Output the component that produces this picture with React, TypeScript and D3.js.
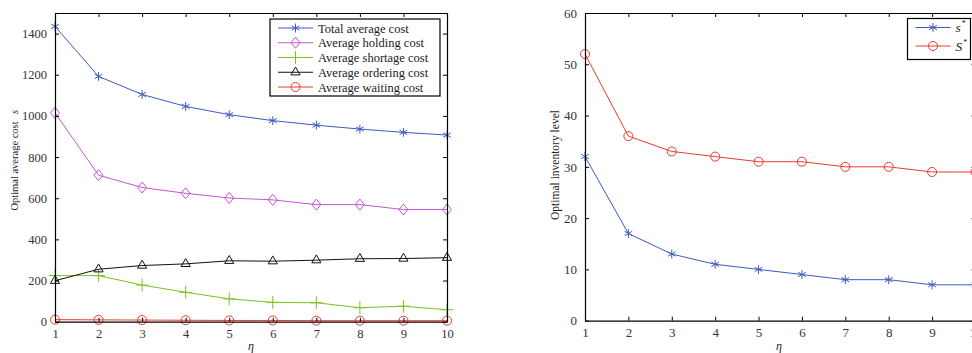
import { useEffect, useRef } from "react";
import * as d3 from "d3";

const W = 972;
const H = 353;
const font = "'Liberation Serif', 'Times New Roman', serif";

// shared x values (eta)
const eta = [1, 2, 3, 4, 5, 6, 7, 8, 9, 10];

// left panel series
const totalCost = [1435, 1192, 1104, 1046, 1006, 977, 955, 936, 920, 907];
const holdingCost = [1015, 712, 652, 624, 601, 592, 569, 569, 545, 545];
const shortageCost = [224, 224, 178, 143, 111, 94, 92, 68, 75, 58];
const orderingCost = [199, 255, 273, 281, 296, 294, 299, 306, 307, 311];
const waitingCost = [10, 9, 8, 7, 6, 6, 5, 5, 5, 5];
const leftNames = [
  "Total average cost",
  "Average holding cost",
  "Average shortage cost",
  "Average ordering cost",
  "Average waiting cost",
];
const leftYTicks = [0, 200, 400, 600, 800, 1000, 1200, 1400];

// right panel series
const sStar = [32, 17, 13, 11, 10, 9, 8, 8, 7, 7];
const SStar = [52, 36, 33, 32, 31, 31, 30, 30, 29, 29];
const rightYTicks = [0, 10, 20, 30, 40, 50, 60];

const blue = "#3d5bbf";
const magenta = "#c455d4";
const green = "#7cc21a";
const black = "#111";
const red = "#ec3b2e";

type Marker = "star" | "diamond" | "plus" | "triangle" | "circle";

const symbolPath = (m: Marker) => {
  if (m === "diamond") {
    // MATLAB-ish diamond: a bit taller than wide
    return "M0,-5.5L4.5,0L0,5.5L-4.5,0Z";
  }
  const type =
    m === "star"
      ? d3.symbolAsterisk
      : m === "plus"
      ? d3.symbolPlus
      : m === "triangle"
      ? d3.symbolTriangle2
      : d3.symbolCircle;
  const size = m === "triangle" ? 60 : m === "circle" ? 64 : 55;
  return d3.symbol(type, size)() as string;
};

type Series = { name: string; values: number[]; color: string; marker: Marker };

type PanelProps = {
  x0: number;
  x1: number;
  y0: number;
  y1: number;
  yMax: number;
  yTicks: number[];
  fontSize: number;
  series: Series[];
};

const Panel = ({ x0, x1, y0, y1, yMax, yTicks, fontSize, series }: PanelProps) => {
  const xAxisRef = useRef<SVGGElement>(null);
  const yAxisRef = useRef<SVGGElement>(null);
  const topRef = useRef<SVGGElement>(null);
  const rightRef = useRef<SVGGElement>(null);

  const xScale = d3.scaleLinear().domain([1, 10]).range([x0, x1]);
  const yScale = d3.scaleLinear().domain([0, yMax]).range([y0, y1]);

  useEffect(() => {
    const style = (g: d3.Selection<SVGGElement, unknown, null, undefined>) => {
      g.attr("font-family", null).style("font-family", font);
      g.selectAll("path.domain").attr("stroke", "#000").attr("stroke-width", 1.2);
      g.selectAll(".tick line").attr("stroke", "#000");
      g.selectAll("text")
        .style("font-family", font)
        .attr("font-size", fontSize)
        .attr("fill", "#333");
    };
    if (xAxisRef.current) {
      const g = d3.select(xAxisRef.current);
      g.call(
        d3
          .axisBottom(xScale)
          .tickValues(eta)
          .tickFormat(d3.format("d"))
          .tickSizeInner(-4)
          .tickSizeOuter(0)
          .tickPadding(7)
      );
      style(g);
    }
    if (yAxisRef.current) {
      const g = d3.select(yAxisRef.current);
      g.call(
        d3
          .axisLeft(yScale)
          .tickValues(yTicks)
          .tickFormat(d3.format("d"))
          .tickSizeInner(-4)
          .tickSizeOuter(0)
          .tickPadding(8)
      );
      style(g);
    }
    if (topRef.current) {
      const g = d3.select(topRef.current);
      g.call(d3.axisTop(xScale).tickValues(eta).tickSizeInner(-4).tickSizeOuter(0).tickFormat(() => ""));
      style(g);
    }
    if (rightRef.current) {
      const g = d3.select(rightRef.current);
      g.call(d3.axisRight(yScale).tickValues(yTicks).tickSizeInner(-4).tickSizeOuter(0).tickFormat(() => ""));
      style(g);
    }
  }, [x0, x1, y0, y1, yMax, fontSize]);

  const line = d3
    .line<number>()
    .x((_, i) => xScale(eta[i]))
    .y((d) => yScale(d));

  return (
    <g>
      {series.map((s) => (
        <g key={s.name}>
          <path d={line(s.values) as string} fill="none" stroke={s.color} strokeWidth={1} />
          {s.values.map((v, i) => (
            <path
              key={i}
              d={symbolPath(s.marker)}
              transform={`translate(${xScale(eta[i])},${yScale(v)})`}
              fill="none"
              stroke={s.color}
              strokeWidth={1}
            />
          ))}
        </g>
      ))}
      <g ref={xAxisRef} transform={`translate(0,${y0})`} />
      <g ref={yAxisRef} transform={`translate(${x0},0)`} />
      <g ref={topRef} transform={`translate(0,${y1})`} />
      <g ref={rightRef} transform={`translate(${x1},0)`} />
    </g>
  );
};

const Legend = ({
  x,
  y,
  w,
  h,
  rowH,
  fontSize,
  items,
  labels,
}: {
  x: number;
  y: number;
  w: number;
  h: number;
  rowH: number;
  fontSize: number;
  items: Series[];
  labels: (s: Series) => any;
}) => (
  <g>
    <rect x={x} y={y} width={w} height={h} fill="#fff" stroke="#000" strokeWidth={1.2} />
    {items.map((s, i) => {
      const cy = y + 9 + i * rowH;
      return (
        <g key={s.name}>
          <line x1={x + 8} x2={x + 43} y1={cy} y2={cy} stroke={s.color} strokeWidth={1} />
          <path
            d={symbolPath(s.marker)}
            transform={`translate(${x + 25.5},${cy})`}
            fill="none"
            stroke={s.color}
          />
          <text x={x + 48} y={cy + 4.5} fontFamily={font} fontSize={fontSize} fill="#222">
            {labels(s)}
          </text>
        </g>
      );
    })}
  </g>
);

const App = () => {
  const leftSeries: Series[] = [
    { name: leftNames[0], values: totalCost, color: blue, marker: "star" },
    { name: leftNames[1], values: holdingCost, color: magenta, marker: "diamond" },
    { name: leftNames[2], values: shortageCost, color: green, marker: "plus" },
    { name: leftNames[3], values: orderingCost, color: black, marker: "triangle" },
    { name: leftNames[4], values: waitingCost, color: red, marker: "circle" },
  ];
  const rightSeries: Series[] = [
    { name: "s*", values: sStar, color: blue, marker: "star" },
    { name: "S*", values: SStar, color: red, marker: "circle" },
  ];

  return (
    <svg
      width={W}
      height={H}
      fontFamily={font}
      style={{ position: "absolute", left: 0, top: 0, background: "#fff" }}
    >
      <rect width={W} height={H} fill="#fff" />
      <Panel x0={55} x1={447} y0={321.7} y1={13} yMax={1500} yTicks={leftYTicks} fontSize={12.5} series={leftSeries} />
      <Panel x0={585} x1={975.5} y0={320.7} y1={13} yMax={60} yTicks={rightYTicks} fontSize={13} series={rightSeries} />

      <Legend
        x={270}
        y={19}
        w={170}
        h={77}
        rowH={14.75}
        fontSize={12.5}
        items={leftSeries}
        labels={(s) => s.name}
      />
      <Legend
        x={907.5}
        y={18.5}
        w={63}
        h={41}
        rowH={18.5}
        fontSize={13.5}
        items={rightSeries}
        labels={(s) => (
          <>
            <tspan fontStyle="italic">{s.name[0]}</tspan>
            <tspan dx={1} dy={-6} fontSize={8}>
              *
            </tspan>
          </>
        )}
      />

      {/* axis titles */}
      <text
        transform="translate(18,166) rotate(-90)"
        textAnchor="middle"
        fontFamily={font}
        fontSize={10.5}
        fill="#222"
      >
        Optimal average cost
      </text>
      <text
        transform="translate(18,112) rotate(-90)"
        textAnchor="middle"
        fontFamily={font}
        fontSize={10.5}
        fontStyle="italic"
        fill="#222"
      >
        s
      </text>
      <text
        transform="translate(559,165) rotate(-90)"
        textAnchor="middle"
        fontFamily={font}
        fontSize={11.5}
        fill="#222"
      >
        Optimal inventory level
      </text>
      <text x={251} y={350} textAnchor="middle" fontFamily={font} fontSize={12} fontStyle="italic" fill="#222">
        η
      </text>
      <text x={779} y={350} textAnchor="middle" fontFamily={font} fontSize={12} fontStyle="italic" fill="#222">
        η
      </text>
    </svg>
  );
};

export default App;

•••••

▶ Task to carry out: Give back exactly the lines from the first line of the data through the line with "const eta = [1, 2, 3, 4, 5, 6, 7, 8, 9, 10];", pictures excluded.

▶ Output of the exercise:
Output the component that produces this picture with React, TypeScript and D3.js.
import { useEffect, useRef } from "react";
import * as d3 from "d3";

const W = 972;
const H = 353;
const font = "'Liberation Serif', 'Times New Roman', serif";

// shared x values (eta)
const eta = [1, 2, 3, 4, 5, 6, 7, 8, 9, 10];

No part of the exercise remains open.